GIVEN EXERCISE:
Below this line is a listing that includes pictures. Copy exactly, and only, the lines from the one containing "Output the Python" through the one containing "yticks = [0, 2000, 4000, 6000, 8000, 10000, 12000]"; the pictures do not go in the copy.

EXERCISE INPUTS:

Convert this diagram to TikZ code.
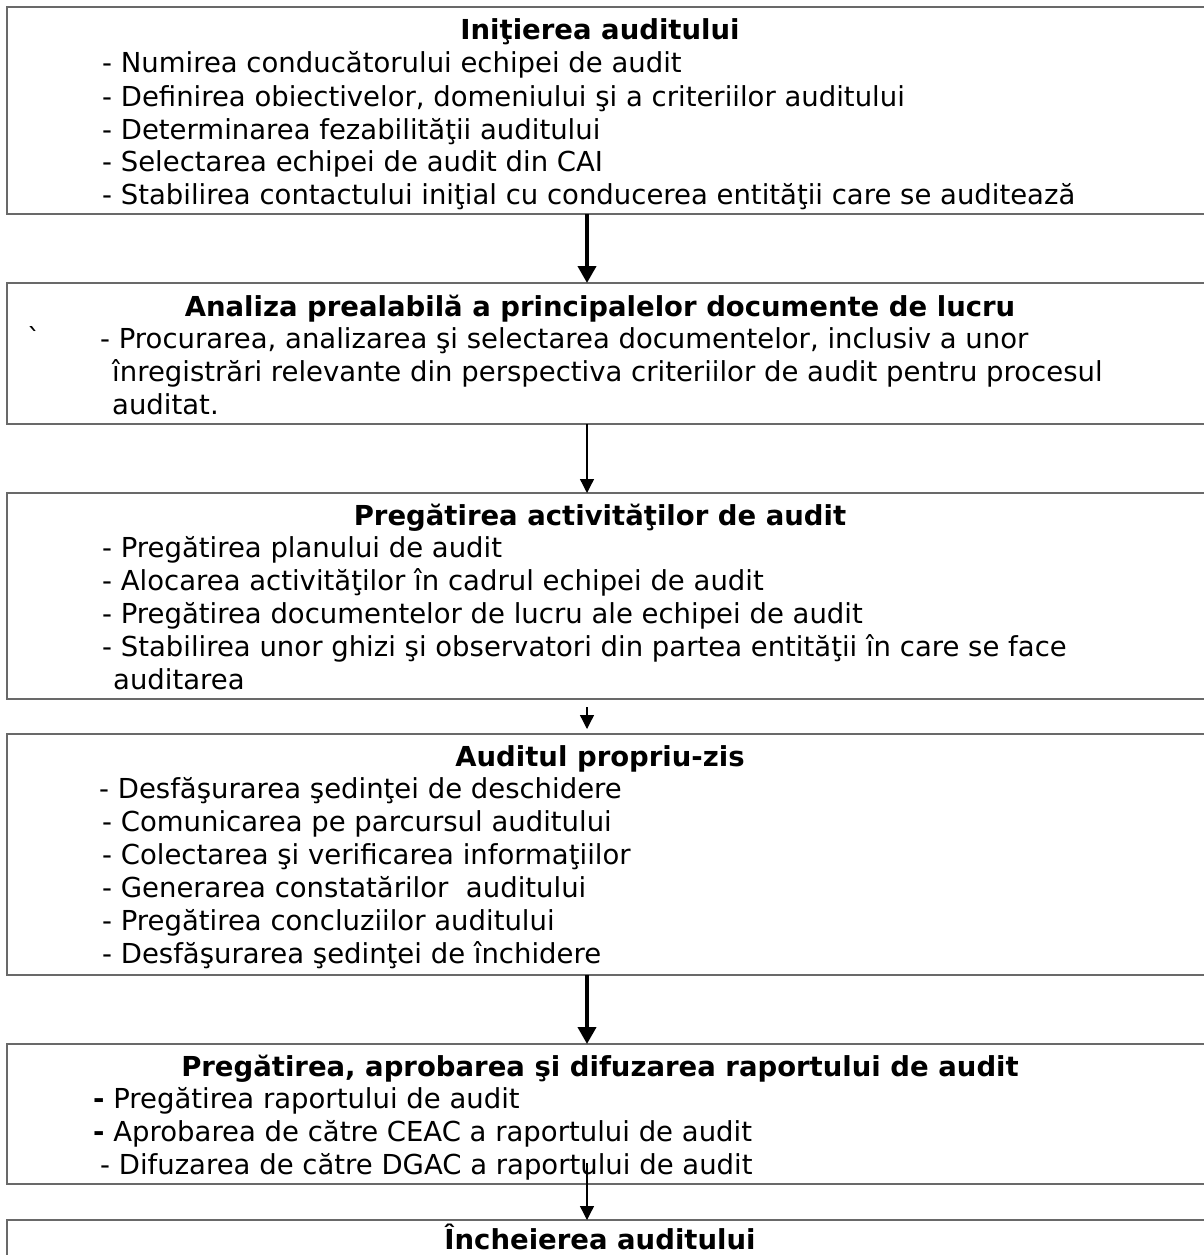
\documentclass[tikz,border=0pt]{standalone}
\usepackage{fontspec}
\setmainfont{DejaVu Sans}
\usetikzlibrary{arrows.meta}
\definecolor{bordergray}{RGB}{105,105,105}
\tikzset{
 box/.style={draw=bordergray, line width=1.8pt, inner sep=0pt, outer sep=0pt, anchor=north west, minimum width=1208pt},
 ttl/.style={anchor=base, inner sep=0pt, font=\fontsize{27.5pt}{33pt}\selectfont\bfseries},
 ln/.style={anchor=base west, inner sep=0pt, font=\fontsize{27.5pt}{33pt}\selectfont},
 thickarr/.style={line width=4pt, -{Triangle[width=18pt,length=17pt]}},
 thinarr/.style={line width=1.3pt, -{Triangle[width=14pt,length=14pt]}},
}
\begin{document}
\begin{tikzpicture}[x=1pt,y=-1pt]
\useasboundingbox (0,0) rectangle (1204,1255);
\clip (0,0) rectangle (1204,1255);
% boxes
\node[box, minimum height=207pt] (b1) at (7,7) {};
\node[box, minimum height=141pt] (b2) at (7,283) {};
\node[box, minimum height=206pt] (b3) at (7,493) {};
\node[box, minimum height=241pt] (b4) at (7,734) {};
\node[box, minimum height=140pt] (b5) at (7,1044) {};
\node[box, minimum height=70pt] (b6) at (7,1220) {};
% box 1
\node[ttl] (t1) at (600,40) {Iniţierea auditului};
\node[ln] (l11) at (102,73) {- Numirea conducătorului echipei de audit};
\node[ln] (l12) at (102,106) {- Definirea obiectivelor, domeniului şi a criteriilor auditului};
\node[ln] (l13) at (102,139) {- Determinarea fezabilităţii auditului};
\node[ln] (l14) at (102,171) {- Selectarea echipei de audit din CAI};
\node[ln] (l15) at (102,204) {- Stabilirea contactului iniţial cu conducerea entităţii care se auditează};
% box 2
\node[ttl] (t2) at (600,316) {Analiza prealabilă a principalelor documente de lucru};
\node[ln] (l20) at (27,348) {\textasciigrave};
\node[ln] (l21) at (100,348) {- Procurarea, analizarea şi selectarea documentelor, inclusiv a unor};
\node[ln] (l22) at (112,381) {înregistrări relevante din perspectiva criteriilor de audit pentru procesul};
\node[ln] (l23) at (112,414) {auditat.};
% box 3
\node[ttl] (t3) at (600,525) {Pregătirea activităţilor de audit};
\node[ln] (l31) at (102,557) {- Pregătirea planului de audit};
\node[ln] (l32) at (102,590) {- Alocarea activităţilor în cadrul echipei de audit};
\node[ln] (l33) at (102,623) {- Pregătirea documentelor de lucru ale echipei de audit};
\node[ln] (l34) at (102,656) {- Stabilirea unor ghizi şi observatori din partea entităţii în care se face};
\node[ln] (l35) at (113,689) {auditarea};
% box 4
\node[ttl] (t4) at (600,766) {Auditul propriu-zis};
\node[ln] (l41) at (99,798) {- Desfăşurarea şedinţei de deschidere};
\node[ln] (l42) at (102,831) {- Comunicarea pe parcursul auditului};
\node[ln] (l43) at (102,864) {- Colectarea şi verificarea informaţiilor};
\node[ln] (l44) at (102,897) {- Generarea constatărilor\ \ auditului};
\node[ln] (l45) at (102,930) {- Pregătirea concluziilor auditului};
\node[ln] (l46) at (102,963) {- Desfăşurarea şedinţei de închidere};
% box 5
\node[ttl] (t5) at (600,1076) {Pregătirea, aprobarea şi difuzarea raportului de audit};
\node[ln] (l51) at (93,1108) {{\bfseries -} Pregătirea raportului de audit};
\node[ln] (l52) at (93,1141) {{\bfseries -} Aprobarea de către CEAC a raportului de audit};
\node[ln] (l53) at (100,1174) {- Difuzarea de către DGAC a raportului de audit};
% box 6
\node[ttl] (t6) at (600,1249) {Încheierea auditului};
% arrows
\coordinate (ax) at (587,0);
\coordinate (a3s) at (587,707);
\coordinate (a3e) at (587,729);
\coordinate (a5s) at (587,1163);
\draw[thickarr] (b1.south -| ax) -- (b2.north -| ax);
\draw[thinarr] (b2.south -| ax) -- (b3.north -| ax);
\draw[thinarr] (a3s) -- (a3e);
\draw[thickarr] (b4.south -| ax) -- (b5.north -| ax);
\draw[thinarr] (a5s) -- (b6.north -| ax);
\end{tikzpicture}
\end{document}
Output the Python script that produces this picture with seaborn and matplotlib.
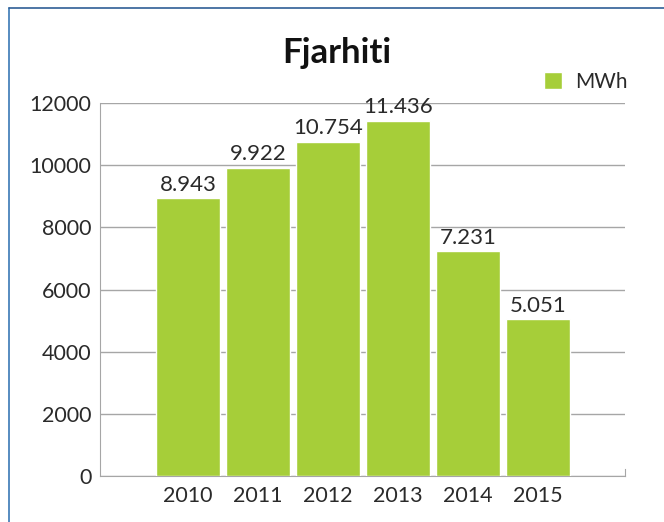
import numpy as np
import pandas as pd
import matplotlib
matplotlib.use("Agg")
import matplotlib.pyplot as plt
import seaborn as sns
from matplotlib.lines import Line2D

# data
years = ["2010", "2011", "2012", "2013", "2014", "2015"]
mwh = [8943, 9922, 10754, 11436, 7231, 5051]
yticks = [0, 2000, 4000, 6000, 8000, 10000, 12000]

sns.set_style("white")
plt.rcParams["font.family"] = ["Lato", "DejaVu Sans"]

green = "#a6ce39"
grid_col = "#a6a6a6"
txt_col = "#2a2a2a"

df = pd.DataFrame({"year": years, "MWh": mwh})

fig = plt.figure(figsize=(6.64, 5.22), dpi=100)
ax = fig.add_axes([100 / 664, 1 - 476 / 522, 525 / 664, 373 / 522])

sns.barplot(data=df, x="year", y="MWh", order=years, color=green, width=0.92,
            saturation=1, label="MWh", ax=ax, zorder=3)

ax.set_xlim(-1.26, 6.24)
ax.set_ylim(0, 12000)
ax.set_yticks(yticks)
ax.set_yticklabels([str(t) for t in yticks])
ax.yaxis.grid(True, color=grid_col, linewidth=1)
ax.set_axisbelow(True)
ax.set_xlabel("")
ax.set_ylabel("")

ax.spines["top"].set_visible(False)
ax.spines["left"].set_color(grid_col)
ax.spines["bottom"].set_color(grid_col)
ax.spines["right"].set_color(grid_col)
ax.spines["right"].set_bounds(0, 220)
ax.tick_params(axis="both", length=0, labelsize=15.5, colors=txt_col, pad=6)
ax.tick_params(axis="x", pad=7)

# value labels in Icelandic format
for i, v in enumerate(mwh):
    ax.text(i, v + 110, f"{v:,}".replace(",", "."), ha="center", va="bottom",
            fontsize=16, color=txt_col)

fig.text(337 / 664, 1 - 53 / 522, "Fjarhiti", ha="center",
         va="center", fontsize=25, fontweight="bold", color="#111111")

leg = ax.legend(loc="center right", bbox_to_anchor=(628 / 664, 1 - 82 / 522),
                bbox_transform=fig.transFigure, frameon=False, fontsize=15,
                handlelength=0.85, handleheight=0.85, handletextpad=0.65,
                borderpad=0, borderaxespad=0)
for t in leg.get_texts():
    t.set_color(txt_col)

# blue frame on the left and top
fig.add_artist(Line2D([9 / 664, 9 / 664], [0, 1 - 8 / 522], color="#3a78b5", lw=1.2))
fig.add_artist(Line2D([9 / 664, 1], [1 - 8 / 522, 1 - 8 / 522], color="#2f5f96", lw=1.2))

fig.savefig("out.png", dpi=100)
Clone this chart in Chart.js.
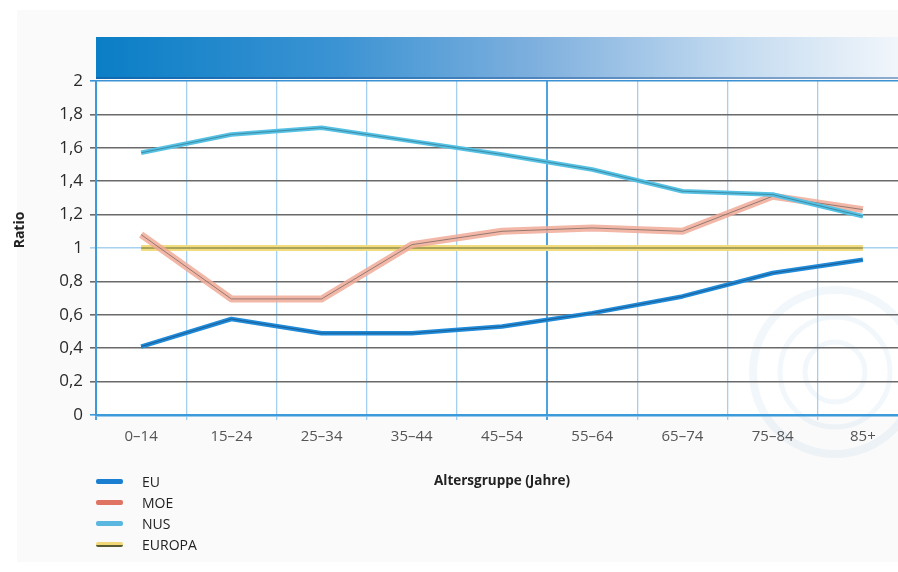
<!DOCTYPE html>
<html>
<head>
<meta charset="utf-8">
<script src="https://cdn.jsdelivr.net/npm/chart.js@4.4.1/dist/chart.umd.min.js"></script>
<style>
  html, body { margin: 0; padding: 0; background: #fff; overflow: hidden; width: 898px; height: 572px; }
  #panel { position: absolute; left: 17px; top: 10px; width: 881px; height: 552px; background: #fafafa; }
  #wrap { position: absolute; left: 0; top: 0; width: 912px; height: 572px; }
  #legend { position: absolute; left: 96px; top: 471px; font-family: "Open Sans", "Noto Sans", sans-serif; font-size: 14px; color: #222; }
  .row { height: 21px; display: flex; align-items: center; }
  .sw { width: 27px; height: 5px; margin-right: 19px; border-radius: 2px; }
</style>
</head>
<body>
<div id="panel"></div>
<div id="wrap"><canvas id="chart" width="912" height="572"></canvas></div>
<div id="legend"></div>
<script>
// Age groups (years)
const ageGroups = ['0–14', '15–24', '25–34', '35–44', '45–54', '55–64', '65–74', '75–84', '85+'];

// Ratio per region
const euValues     = [0.41, 0.575, 0.49, 0.49, 0.53, 0.61, 0.71, 0.85, 0.93];
const moeValues    = [1.08, 0.695, 0.695, 1.02, 1.10, 1.12, 1.10, 1.31, 1.23];
const nusValues    = [1.57, 1.68, 1.72, 1.64, 1.56, 1.47, 1.34, 1.32, 1.19];
const europaValues = [1, 1, 1, 1, 1, 1, 1, 1, 1];

const seriesNames = ['EU', 'MOE', 'NUS', 'EUROPA'];
const yTickLabels = ['0', '0,2', '0,4', '0,6', '0,8', '1', '1,2', '1,4', '1,6', '1,8', '2'];

const FONT = '"Open Sans", "Noto Sans", sans-serif';

// each series: a broad coloured stroke with a thin dark core on top
function layered(label, data, colour, width, core, order) {
  return [
    { label: label, data: data, borderColor: colour, borderWidth: width, order: order,
      pointRadius: 0, tension: 0, fill: false, borderJoinStyle: 'round' },
    { label: label + ' core', data: data, borderColor: core, borderWidth: 1, order: order - 1,
      pointRadius: 0, tension: 0, fill: false, borderJoinStyle: 'round' }
  ];
}

const datasets = [].concat(
  layered('EUROPA', europaValues, '#f2dc80', 6, 'rgba(70,85,40,0.85)', 80),
  layered('EU', euValues, '#1f8ad8', 4.5, 'rgba(25,55,90,0.55)', 60),
  layered('MOE', moeValues, 'rgba(240,170,152,0.85)', 7, 'rgba(110,95,90,0.7)', 50),
  layered('NUS', nusValues, '#55c1e4', 4.5, 'rgba(40,85,100,0.5)', 40)
);

// white plot area, blue banner above it, rotated y title
const decor = {
  id: 'decor',
  beforeDraw(chart) {
    const { ctx, chartArea: a, width } = chart;
    ctx.save();
    ctx.fillStyle = '#ffffff';
    ctx.fillRect(a.left, a.top, a.right - a.left, a.bottom - a.top);
    const g = ctx.createLinearGradient(a.left, 0, 898, 0);
    g.addColorStop(0, '#0a7ec6');
    g.addColorStop(0.3, '#3b93d3');
    g.addColorStop(0.55, '#7fb0de');
    g.addColorStop(0.8, '#c4dbf0');
    g.addColorStop(1, '#f1f6fb');
    ctx.fillStyle = g;
    ctx.fillRect(a.left, 37, width - a.left, 42);
    ctx.fillStyle = 'rgba(20,80,150,0.45)';
    ctx.fillRect(a.left, 77, width - a.left, 2);
    // faint emblem in the lower right
    ctx.strokeStyle = 'rgba(160,195,230,0.14)';
    ctx.lineWidth = 8;
    ctx.beginPath(); ctx.arc(835, 372, 82, 0, Math.PI * 2); ctx.stroke();
    ctx.lineWidth = 5;
    ctx.beginPath(); ctx.arc(835, 372, 55, 0, Math.PI * 2); ctx.stroke();
    ctx.beginPath(); ctx.arc(835, 372, 30, 0, Math.PI * 2); ctx.stroke();
    ctx.restore();
  },
  afterDraw(chart) {
    const { ctx } = chart;
    ctx.save();
    ctx.translate(20, 230);
    ctx.rotate(-Math.PI / 2);
    ctx.font = 'bold 14px ' + FONT;
    ctx.fillStyle = '#222';
    ctx.textAlign = 'center';
    ctx.textBaseline = 'middle';
    ctx.fillText('Ratio', 0, 0);
    ctx.restore();
  }
};

new Chart(document.getElementById('chart'), {
  type: 'line',
  data: { labels: ageGroups, datasets: datasets },
  plugins: [decor],
  options: {
    responsive: false,
    animation: false,
    layout: { padding: { top: 81, right: 4, bottom: 0, left: 0 } },
    plugins: { legend: { display: false }, tooltip: { enabled: false } },
    scales: {
      x: {
        type: 'category',
        offset: true,
        afterFit(scale) { scale.height = 157; },
        grid: {
          offset: true,
          tickLength: 5,
          color: c => (c.index === 0 || c.index === 5) ? '#4ea3df' : '#a5cfee',
          lineWidth: c => (c.index === 0 || c.index === 5) ? 2 : 1.3
        },
        border: { display: true, color: '#3b9ad9', width: 2.5 },
        ticks: { color: '#555', padding: 8, font: { family: FONT, size: 15 } },
        title: {
          display: true, text: 'Altersgruppe (Jahre)', color: '#222',
          font: { family: FONT, size: 13.5, weight: 'bold' },
          padding: { top: 0, bottom: 83 }
        }
      },
      y: {
        min: 0, max: 2,
        afterFit(scale) { scale.width = 96; },
        ticks: {
          stepSize: 0.2, padding: 7, color: '#2a2a2a',
          font: { family: FONT, size: 17 },
          callback: (v, i) => yTickLabels[i]
        },
        grid: {
          tickLength: 6,
          lineWidth: 1.6,
          color: c => {
            const v = c.tick ? c.tick.value : null;
            if (v === null) return '#6a6a6a';
            if (Math.abs(v - 1) < 1e-6) return '#a8d2ef';
            if (Math.abs(v - 2) < 1e-6) return '#3b93d6';
            if (Math.abs(v) < 1e-6) return '#3b9ad9';
            return '#6a6a6a';
          }
        },
        border: { display: true, color: '#3b9ad9', width: 2 }
      }
    }
  }
});

// legend rows built from the series names
const swatches = ['#1a7fd0', '#e07463', '#5ab8e0', 'linear-gradient(#f0d878 55%, #5a5a30 55%)'];
const legend = document.getElementById('legend');
seriesNames.forEach((name, i) => {
  const row = document.createElement('div');
  row.className = 'row';
  const sw = document.createElement('span');
  sw.className = 'sw';
  sw.style.background = swatches[i];
  const tx = document.createElement('span');
  tx.textContent = name;
  row.appendChild(sw);
  row.appendChild(tx);
  legend.appendChild(row);
});
</script>
</body>
</html>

CORRECT ANSWER:
Output the Python script that produces this picture with seaborn and matplotlib.
import numpy as np
import pandas as pd
import matplotlib
matplotlib.use("Agg")
import matplotlib.pyplot as plt
import seaborn as sns
from matplotlib.lines import Line2D

# data
years = ["2010", "2011", "2012", "2013", "2014", "2015"]
mwh = [8943, 9922, 10754, 11436, 7231, 5051]
yticks = [0, 2000, 4000, 6000, 8000, 10000, 12000]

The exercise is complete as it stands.